‘Family is more important than money’ at Matt’s El Rancho

David Antonino

Rodney Warner remembers running across the grass at the Matt’s El Rancho property, following the scent of fresh tortillas. Along with that came the familiar faces of Matt and Janie Martinez greeting people as he walked inside the restaurant. Once inside, the restaurant sprang to life. It was a true family atmosphere, and they treated him well.

Warner was 5 years old 63 years ago. He said the restaurant hasn’t changed since. That is the magic of El Rancho.

“You go there when you want some comfort,” Warner said.
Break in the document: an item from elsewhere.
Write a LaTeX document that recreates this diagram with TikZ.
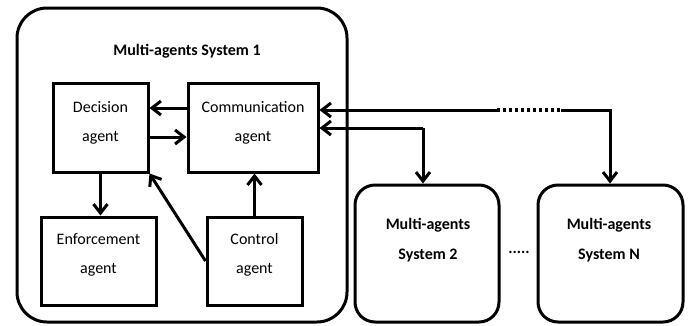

General manager Paul Counter said Matt’s El Rancho has stood the test of time for so long because of their connections to generations of families. The restaurant began with Janie’s own home cooking, and those recipes have stayed the same to this day. “It is not like work, it is like a second home,” long-time employee Patricia Del Campo said.

The food itself is famous in Austin, and the atmosphere appeals to people of all ages. Texas Monthly rated their classic Asadero tacos, made from the same cut of meat as filet mignon, as one of the 120 tacos you must try before you die. And the Bob Armstrong dip is famous among Texans.

But food is not all that Matt’s El Rancho has to offer. It is clear that the restaurant values quality and culture. For example, the tequila used in the margaritas is imported directly from Tequila, Mexico, by the barrel, and the team visits the area every summer to ensure quality. The owners maintain a strong relationship with their employees as well as their suppliers.

Counter said the business’s dedication to quality and authenticity is nothing new. When Matt’s father created one of the first Mexican restaurants in Austin, Matt would spend his time selling tamales from a pushcart.

Del Campo said many of the employees there today share similar roots, which serves as a  key factor in their decision to work there.

Counter said several employees stay for many years and become influential in the history of the restaurant. For example, the Asadero tacos were created especially for the restaurant by Jose Hernandez, the kitchen manager of 25 years.

“I wanted to be in a place where I was in my own environment because I am Mexican,” Del Campo said.

Warner said he recognized this as well and added that “all people are treated the same” at the restaurant

Matt’s El Rancho prides itself on its deep history, even if that means sacrificing sales. The Mexican restaurant is closed every Tuesday because in his younger years, Matt was a boxer who would go to San Antonio to see the fights on Tuesdays. Even though that is not the case today, the break provides a nice time for employees to spend with their families.

Warner said Matt’s El Rancho also provides fair pricing for its meals and has many combination options.

“At El Rancho, family is more important than money,” Counter said.

For customers such as Warner, it is clear the restaurant is built upon relationships between management, staff and customers. As you enter greeted with a smile, and you are left with one twice as wide. Matt’s El Rancho is a culinary landmark in Austin.

“They thank you for being a customer, and I thank them for taking care of us, so it is a two-way street.” Warner said. “They respect us spending our dollar there.”